[Begin]

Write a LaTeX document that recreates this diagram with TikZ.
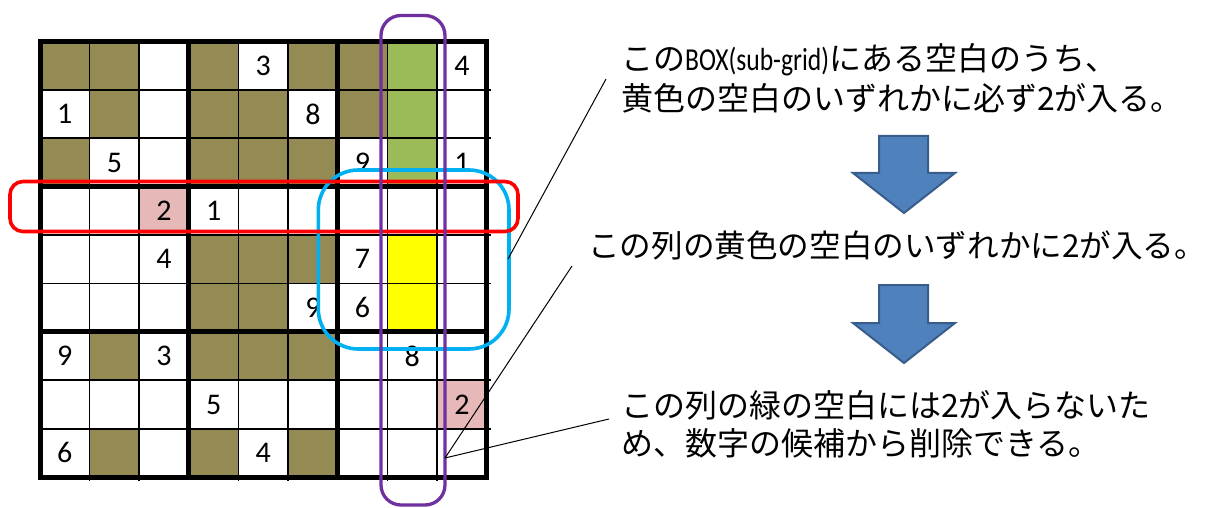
\documentclass[tikz,border=0pt]{standalone}
\usepackage{fontspec}
\setmainfont{Carlito}
\newfontfamily\jp{Noto Sans CJK JP}
\newfontfamily\lat{Carlito}
\newfontfamily\latn[FakeStretch=0.8]{Carlito}
\definecolor{olivec}{HTML}{948A54}
\definecolor{greenc}{HTML}{9BBB59}
\definecolor{yellowc}{HTML}{FFFF00}
\definecolor{pinkc}{HTML}{E6B9B8}
\definecolor{arrowfill}{HTML}{4F81BD}
\definecolor{arrowline}{HTML}{385D8A}
\definecolor{cyanc}{HTML}{00B0F0}
\definecolor{purplec}{HTML}{7030A0}
\definecolor{redc}{HTML}{FF0000}
\begin{document}
\begin{tikzpicture}[x=1pt,y=-1pt,
  digit/.style={font=\lat\fontsize{30}{34}\selectfont, inner sep=0pt},
  jptext/.style={font=\jp\fontsize{32}{38}\selectfont, inner sep=0pt, anchor=base west},
  thinline/.style={line width=1.7pt, black},
  thickline/.style={line width=5pt, black, line cap=rect},
  callout/.style={line width=1pt, black},
  bigarrow/.style={fill=arrowfill, draw=arrowline, line width=2pt, line join=miter},
  hilite/.style={rounded corners=#1, fill=none}
]
\useasboundingbox (0,0) rectangle (1211,508);
\fill[white] (0,0) rectangle (1211,508);
\def\W{49.63}
\def\H{48.4}
% cell fills
\foreach \c/\r in {1/1,2/1,4/1,6/1,7/1, 2/2,4/2,5/2,7/2, 1/3,4/3,5/3,6/3, 4/5,5/5,6/5, 4/6,5/6, 2/7,4/7,5/7,6/7, 2/9,4/9,6/9}
  \fill[olivec] ({40+(\c-1)*\W},{41.5+(\r-1)*\H}) rectangle +(\W,\H);
\foreach \c/\r in {8/1,8/2,8/3}
  \fill[greenc] ({40+(\c-1)*\W},{41.5+(\r-1)*\H}) rectangle +(\W,\H);
\foreach \c/\r in {8/5,8/6}
  \fill[yellowc] ({40+(\c-1)*\W},{41.5+(\r-1)*\H}) rectangle +(\W,\H);
\foreach \c/\r in {3/4,9/8}
  \fill[pinkc] ({40+(\c-1)*\W},{41.5+(\r-1)*\H}) rectangle +(\W,\H);
% thin grid lines
\foreach \i in {1,2,4,5,7,8} {
  \draw[thinline] ({40+\i*\W},41.5) -- ({40+\i*\W},481);
  \draw[thinline] (40,{41.5+\i*\H}) -- (490.5,{41.5+\i*\H});
}
% thick grid lines
\foreach \i in {0,3,6,9} {
  \draw[thickline] ({40+\i*\W},41.5) -- ({40+\i*\W},{41.5+9*\H});
  \draw[thickline] (40,{41.5+\i*\H}) -- ({40+9*\W},{41.5+\i*\H});
}
% digits
\foreach \c/\r/\d in {5/1/3, 9/1/4, 1/2/1, 6/2/8, 2/3/5, 7/3/9, 9/3/1, 3/4/2, 4/4/1, 3/5/4, 7/5/7, 6/6/9, 7/6/6, 1/7/9, 3/7/3, 8/7/8, 4/8/5, 9/8/2, 1/9/6, 5/9/4}
  \node[digit] (d\c\r) at ({40+(\c-0.5)*\W},{41.5+(\r-0.5)*\H}) {\d};
% highlight frames
\draw[cyanc, line width=3.6pt, hilite=40pt] (318.3,170) rectangle (509,349);
\draw[redc, line width=3.6pt, hilite=13pt] (10,181.5) rectangle (518,231.5);
\draw[purplec, line width=3.3pt, hilite=20pt] (381,15.5) rectangle (445,505);
% texts
\node[jptext] (t1) at (621,71) {この{\latn BOX(sub-grid)}にある空白のうち、};
\node[jptext] (t2) at (621,111) {黄色の空白のいずれかに必ず2が入る。};
\node[jptext, font=\jp\fontsize{31.6}{38}\selectfont] (t3) at (588,257) {この列の黄色の空白のいずれかに2が入る。};
\node[jptext] (t4) at (621,417) {この列の緑の空白には2が入らないた};
\node[jptext] (t5) at (621,455) {め、数字の候補から削除できる。};
% arrows
\draw[bigarrow] (879,136) -- (928,136) -- (928,173) -- (955,173) -- (904,213) -- (853,173) -- (879,173) -- cycle;
\draw[bigarrow] (879,285) -- (928,285) -- (928,323) -- (955,323) -- (904,363) -- (853,323) -- (879,323) -- cycle;
% callout lines
\coordinate (c1a) at (606,79);
\coordinate (c1b) at (508,259);
\coordinate (c2a) at (572,266);
\coordinate (c3a) at (609,419);
\coordinate (cend) at (445,458);
\draw[callout] (c1a) -- (c1b);
\draw[callout] (c2a) -- (cend);
\draw[callout] (c3a) -- (cend);
\end{tikzpicture}
\end{document}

[End]

STATED EXERCISE:
Restate the whole listing above exactly, please, omitting every image.

SOLUTION TO THIS PROBLEM:
Write a LaTeX document that recreates this diagram with TikZ.
\documentclass[tikz,border=0pt]{standalone}
\usepackage{fontspec}
\setmainfont{Carlito}
\newfontfamily\jp{Noto Sans CJK JP}
\newfontfamily\lat{Carlito}
\newfontfamily\latn[FakeStretch=0.8]{Carlito}
\definecolor{olivec}{HTML}{948A54}
\definecolor{greenc}{HTML}{9BBB59}
\definecolor{yellowc}{HTML}{FFFF00}
\definecolor{pinkc}{HTML}{E6B9B8}
\definecolor{arrowfill}{HTML}{4F81BD}
\definecolor{arrowline}{HTML}{385D8A}
\definecolor{cyanc}{HTML}{00B0F0}
\definecolor{purplec}{HTML}{7030A0}
\definecolor{redc}{HTML}{FF0000}
\begin{document}
\begin{tikzpicture}[x=1pt,y=-1pt,
  digit/.style={font=\lat\fontsize{30}{34}\selectfont, inner sep=0pt},
  jptext/.style={font=\jp\fontsize{32}{38}\selectfont, inner sep=0pt, anchor=base west},
  thinline/.style={line width=1.7pt, black},
  thickline/.style={line width=5pt, black, line cap=rect},
  callout/.style={line width=1pt, black},
  bigarrow/.style={fill=arrowfill, draw=arrowline, line width=2pt, line join=miter},
  hilite/.style={rounded corners=#1, fill=none}
]
\useasboundingbox (0,0) rectangle (1211,508);
\fill[white] (0,0) rectangle (1211,508);
\def\W{49.63}
\def\H{48.4}
% cell fills
\foreach \c/\r in {1/1,2/1,4/1,6/1,7/1, 2/2,4/2,5/2,7/2, 1/3,4/3,5/3,6/3, 4/5,5/5,6/5, 4/6,5/6, 2/7,4/7,5/7,6/7, 2/9,4/9,6/9}
  \fill[olivec] ({40+(\c-1)*\W},{41.5+(\r-1)*\H}) rectangle +(\W,\H);
\foreach \c/\r in {8/1,8/2,8/3}
  \fill[greenc] ({40+(\c-1)*\W},{41.5+(\r-1)*\H}) rectangle +(\W,\H);
\foreach \c/\r in {8/5,8/6}
  \fill[yellowc] ({40+(\c-1)*\W},{41.5+(\r-1)*\H}) rectangle +(\W,\H);
\foreach \c/\r in {3/4,9/8}
  \fill[pinkc] ({40+(\c-1)*\W},{41.5+(\r-1)*\H}) rectangle +(\W,\H);
% thin grid lines
\foreach \i in {1,2,4,5,7,8} {
  \draw[thinline] ({40+\i*\W},41.5) -- ({40+\i*\W},481);
  \draw[thinline] (40,{41.5+\i*\H}) -- (490.5,{41.5+\i*\H});
}
% thick grid lines
\foreach \i in {0,3,6,9} {
  \draw[thickline] ({40+\i*\W},41.5) -- ({40+\i*\W},{41.5+9*\H});
  \draw[thickline] (40,{41.5+\i*\H}) -- ({40+9*\W},{41.5+\i*\H});
}
% digits
\foreach \c/\r/\d in {5/1/3, 9/1/4, 1/2/1, 6/2/8, 2/3/5, 7/3/9, 9/3/1, 3/4/2, 4/4/1, 3/5/4, 7/5/7, 6/6/9, 7/6/6, 1/7/9, 3/7/3, 8/7/8, 4/8/5, 9/8/2, 1/9/6, 5/9/4}
  \node[digit] (d\c\r) at ({40+(\c-0.5)*\W},{41.5+(\r-0.5)*\H}) {\d};
% highlight frames
\draw[cyanc, line width=3.6pt, hilite=40pt] (318.3,170) rectangle (509,349);
\draw[redc, line width=3.6pt, hilite=13pt] (10,181.5) rectangle (518,231.5);
\draw[purplec, line width=3.3pt, hilite=20pt] (381,15.5) rectangle (445,505);
% texts
\node[jptext] (t1) at (621,71) {この{\latn BOX(sub-grid)}にある空白のうち、};
\node[jptext] (t2) at (621,111) {黄色の空白のいずれかに必ず2が入る。};
\node[jptext, font=\jp\fontsize{31.6}{38}\selectfont] (t3) at (588,257) {この列の黄色の空白のいずれかに2が入る。};
\node[jptext] (t4) at (621,417) {この列の緑の空白には2が入らないた};
\node[jptext] (t5) at (621,455) {め、数字の候補から削除できる。};
% arrows
\draw[bigarrow] (879,136) -- (928,136) -- (928,173) -- (955,173) -- (904,213) -- (853,173) -- (879,173) -- cycle;
\draw[bigarrow] (879,285) -- (928,285) -- (928,323) -- (955,323) -- (904,363) -- (853,323) -- (879,323) -- cycle;
% callout lines
\coordinate (c1a) at (606,79);
\coordinate (c1b) at (508,259);
\coordinate (c2a) at (572,266);
\coordinate (c3a) at (609,419);
\coordinate (cend) at (445,458);
\draw[callout] (c1a) -- (c1b);
\draw[callout] (c2a) -- (cend);
\draw[callout] (c3a) -- (cend);
\end{tikzpicture}
\end{document}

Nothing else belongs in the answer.